The way to avoid this is simple: Be Responsive.
Set an early precedent with your startup – that becomes part of your company’s culture – around the importance of responsiveness. And use those customer interactions to learn from them. Your goal is to keep customers happy, but early on it’s so much more than that. You have to learn and understand if that happiness will translate into ongoing product use. You have to learn about customers’ usage, and whether it’s inline with assumptions you’ve made. You have to collect feature feedback and assess the relative importance of those requests. You have to understand the perceived value (or lack thereof) that they’re getting, and analyze any quantitative data you may have.
Being responsive also means being proactive. Don’t wait for customers to reach out with complaints. Don’t expect happy customers to contact you constantly with glowing testimonials. Reach out on a regular basis, create those ongoing touch points and keep customers happy, all the while gathering the intel you need to improve their lives even further going forward.

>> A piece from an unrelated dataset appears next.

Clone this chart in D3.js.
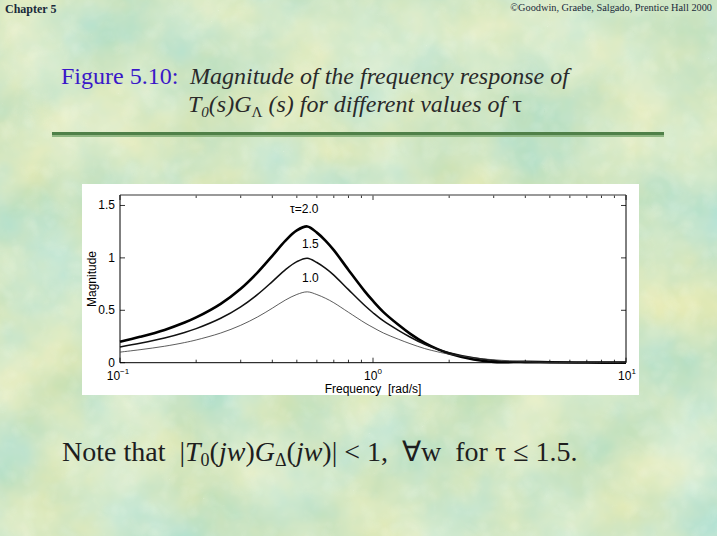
<!DOCTYPE html>
<html><head><meta charset="utf-8">
<script src="https://cdn.jsdelivr.net/npm/d3@7"></script>
<style>html,body{margin:0;padding:0;overflow:hidden;background:#aed09c}</style>
</head><body>
<script>
// ---- data ----
const freq   = [0.1,0.12,0.15,0.18,0.2,0.25,0.3,0.35,0.4,0.45,0.5,0.55,0.6,0.65,0.7,0.8,0.93,1.0,1.1,1.26,1.4,1.6,1.8,2.0,2.5,3.0,4.0,5.0,7.0,10];
const tau20  = [0.200,0.247,0.313,0.383,0.432,0.562,0.706,0.862,1.020,1.163,1.262,1.300,1.241,1.163,1.074,0.885,0.678,0.589,0.483,0.362,0.278,0.189,0.129,0.088,0.030,0.006,0.008,0.005,0.0014,0.0004];
const tau15  = [0.150,0.185,0.235,0.288,0.325,0.424,0.533,0.652,0.774,0.886,0.964,0.997,0.956,0.900,0.836,0.697,0.543,0.477,0.398,0.308,0.245,0.176,0.129,0.096,0.047,0.022,0.003,0.003,0.002,0.001];
const tau10  = [0.101,0.124,0.157,0.192,0.217,0.283,0.357,0.437,0.520,0.597,0.651,0.676,0.650,0.614,0.572,0.481,0.379,0.336,0.283,0.224,0.182,0.135,0.104,0.081,0.047,0.028,0.011,0.004,0.001,0.001];
const seriesNames = ["τ=2.0","1.5","1.0"];
const yTicks = [0, 0.5, 1, 1.5];
const xDecades = [0.1, 1, 10];
const xDecadeExp = ["−1","0","1"];

const W = 717, H = 536;
const svg = d3.select("body").append("svg").attr("width", W).attr("height", H);
const defs = svg.append("defs");
const f = defs.append("filter").attr("id","tex").attr("x",0).attr("y",0).attr("width","100%").attr("height","100%");
f.append("feTurbulence").attr("type","fractalNoise").attr("baseFrequency","0.012").attr("numOctaves",4).attr("seed",11).attr("result","n");
f.append("feColorMatrix").attr("in","n").attr("type","matrix")
 .attr("values","0.55 0 0 0 0.39  0.2 0.1 0 0 0.67  0 0.35 0 0 0.42  0 0 0 0 1");
const f2 = defs.append("filter").attr("id","grain").attr("x",0).attr("y",0).attr("width","100%").attr("height","100%");
f2.append("feTurbulence").attr("type","turbulence").attr("baseFrequency","0.05").attr("numOctaves",2).attr("seed",3).attr("result","g");
f2.append("feColorMatrix").attr("in","g").attr("type","matrix")
 .attr("values","0 0 0 0 0.95  0 0 0 0 1  0 0 0 0 0.9  0.7 0 0 0 -0.15");

svg.append("rect").attr("width",W).attr("height",H).attr("fill","#aed09c");
svg.append("rect").attr("width",W).attr("height",H).attr("filter","url(#tex)").attr("opacity",0.9);
svg.append("rect").attr("width",W).attr("height",H).attr("filter","url(#grain)").attr("opacity",0.45);

// header
svg.append("text").attr("x",5).attr("y",13).attr("font-family","Liberation Serif").attr("font-weight","bold")
  .attr("font-size",12).attr("fill","#1a2a3a").text("Chapter 5");
svg.append("text").attr("x",712).attr("y",11).attr("text-anchor","end").attr("font-family","Liberation Serif")
  .attr("font-size",10.3).attr("fill","#1a2a3a").text("©Goodwin, Graebe, Salgado, Prentice Hall 2000");

// title
const serif = "Liberation Serif";
const t1 = svg.append("text").attr("x",61).attr("y",84).attr("font-family",serif).attr("font-size",24);
t1.append("tspan").attr("fill","#3a18c8").text("Figure 5.10:");
t1.append("tspan").attr("x",190).attr("font-style","italic").attr("fill","#2a2a2a").text("Magnitude of the frequency response of");
const t2 = svg.append("text").attr("x",188).attr("y",112).attr("font-family",serif).attr("font-size",24)
  .attr("font-style","italic").attr("fill","#2a2a2a");
t2.append("tspan").text("T");
t2.append("tspan").attr("font-size",15).attr("dy",5).text("0");
t2.append("tspan").attr("dy",-5).text("(s)G");
t2.append("tspan").attr("font-size",15).attr("dy",5).attr("font-style","normal").text("Λ");
t2.append("tspan").attr("dy",-5).text(" (s) for different values of ");
t2.append("tspan").attr("font-style","normal").text("τ");

// rule
svg.append("rect").attr("x",52).attr("y",132).attr("width",612).attr("height",3.5).attr("fill","#4f8048");
svg.append("rect").attr("x",52).attr("y",135.5).attr("width",612).attr("height",1.5).attr("fill","#8fb882");

// plot panel
svg.append("rect").attr("x",82).attr("y",184).attr("width",557).attr("height",211).attr("fill","#ffffff");

const m = {l:120, r:626, t:195, b:362.7};
const x = d3.scaleLog().domain([0.1,10]).range([m.l,m.r]);
const y = d3.scaleLinear().domain([0,1.6]).range([m.b,m.t]);
const g = svg.append("g");

const minor = [];
[0.1,1].forEach(d=>{for(let k=2;k<=9;k++) minor.push(d*k);});
g.selectAll(".mnb").data(minor).join("line").attr("x1",d=>x(d)).attr("x2",d=>x(d))
  .attr("y1",m.b).attr("y2",m.b-3).attr("stroke","#000").attr("stroke-width",0.8);
g.selectAll(".mnt").data(minor).join("line").attr("x1",d=>x(d)).attr("x2",d=>x(d))
  .attr("y1",m.t).attr("y2",m.t+3).attr("stroke","#000").attr("stroke-width",0.8);
g.selectAll(".mjb").data(xDecades).join("line").attr("x1",d=>x(d)).attr("x2",d=>x(d))
  .attr("y1",m.b).attr("y2",m.b-5).attr("stroke","#000").attr("stroke-width",0.8);
g.selectAll(".mjt").data(xDecades).join("line").attr("x1",d=>x(d)).attr("x2",d=>x(d))
  .attr("y1",m.t).attr("y2",m.t+5).attr("stroke","#000").attr("stroke-width",0.8);
g.selectAll(".yl").data(yTicks).join("line").attr("x1",m.l).attr("x2",m.l+5)
  .attr("y1",d=>y(d)).attr("y2",d=>y(d)).attr("stroke","#000").attr("stroke-width",0.8);
g.selectAll(".yr").data(yTicks).join("line").attr("x1",m.r).attr("x2",m.r-5)
  .attr("y1",d=>y(d)).attr("y2",d=>y(d)).attr("stroke","#000").attr("stroke-width",0.8);

g.append("line").attr("x1",m.l).attr("x2",m.r).attr("y1",m.t).attr("y2",m.t).attr("stroke","#777").attr("stroke-width",1.6);
g.append("line").attr("x1",m.l).attr("x2",m.r).attr("y1",m.b).attr("y2",m.b).attr("stroke","#000").attr("stroke-width",1);
g.append("line").attr("x1",m.l).attr("x2",m.l).attr("y1",m.t).attr("y2",m.b).attr("stroke","#000").attr("stroke-width",1);
g.append("line").attr("x1",m.r).attr("x2",m.r).attr("y1",m.t).attr("y2",m.b).attr("stroke","#000").attr("stroke-width",1);

const sans = "Liberation Sans";
const fs = 12;
g.selectAll(".ytl").data(yTicks).join("text").attr("x",m.l-5).attr("y",d=>y(d)+4)
  .attr("text-anchor","end").attr("font-family",sans).attr("font-size",fs).text(d=>d===0?"0":d);
xDecades.forEach((d,i)=>{
  const tx = g.append("text").attr("x",x(d)-(i===0?2:(i===2?-1:0))).attr("y",m.b+17).attr("text-anchor","middle")
    .attr("font-family",sans).attr("font-size",fs);
  tx.append("tspan").text("10");
  tx.append("tspan").attr("font-size",8).attr("dy",-6).text(xDecadeExp[i]);
});
g.append("text").attr("x",373).attr("y",393).attr("text-anchor","middle").attr("font-family",sans)
  .attr("font-size",fs).attr("xml:space","preserve").text("Frequency  [rad/s]");
g.append("text").attr("transform","translate(96,279) rotate(-90)").attr("text-anchor","middle")
  .attr("font-family",sans).attr("font-size",fs).text("Magnitude");

const series = [tau20, tau15, tau10];
const widths = [2.6, 1.5, 0.8];
const cols = ["#000","#111","#333"];
const line = d3.line().x(d=>x(d[0])).y(d=>y(d[1])).curve(d3.curveCatmullRom.alpha(0.5));
series.forEach((s,i)=>{
  g.append("path").datum(freq.map((f,j)=>[f,s[j]])).attr("d",line)
   .attr("fill","none").attr("stroke",cols[i]).attr("stroke-width",widths[i]).attr("stroke-linejoin","round");
});
const peakIdx = 11;
const labOff = [[-3,-13],[3,-10],[3,-10]];
series.forEach((s,i)=>{
  g.append("text").attr("x",x(freq[peakIdx])+labOff[i][0]).attr("y",y(s[peakIdx])+labOff[i][1])
   .attr("text-anchor","middle").attr("font-family",sans).attr("font-size",fs).text(seriesNames[i]);
});

// note
const n = svg.append("text").attr("x",62).attr("y",461).attr("font-family",serif).attr("font-size",28).attr("fill","#1e1e1e")
  .attr("xml:space","preserve");
n.append("tspan").text("Note that  |");
n.append("tspan").attr("font-style","italic").text("T");
n.append("tspan").attr("font-size",18).attr("dy",5).text("0");
n.append("tspan").attr("dy",-5).text("(");
n.append("tspan").attr("font-style","italic").text("jw");
n.append("tspan").text(")");
n.append("tspan").attr("font-style","italic").text("G");
n.append("tspan").attr("font-size",18).attr("dy",5).text("Δ");
n.append("tspan").attr("dy",-5).text("(");
n.append("tspan").attr("font-style","italic").text("jw");
n.append("tspan").text(")| < 1,  ∀w  for τ ≤ 1.5.");
</script>
</body></html>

Responsiveness can mask all sorts of product issues. You’ll be amazed at how forgiving customers will be simply because you responded quickly (almost always more quickly than they expect too!) Responsiveness eases tension, impresses people (because they’re not used to it), and changes how people perceive the product they’re struggling with and the entire company that makes the product. This doesn’t mean you can build crappy products and get away with it just by being responsive. But at the early stages of product development, when you’re putting rough versions into customers’ hands, being responsive is your best tool for keeping people happy and learning how to improve the product itself.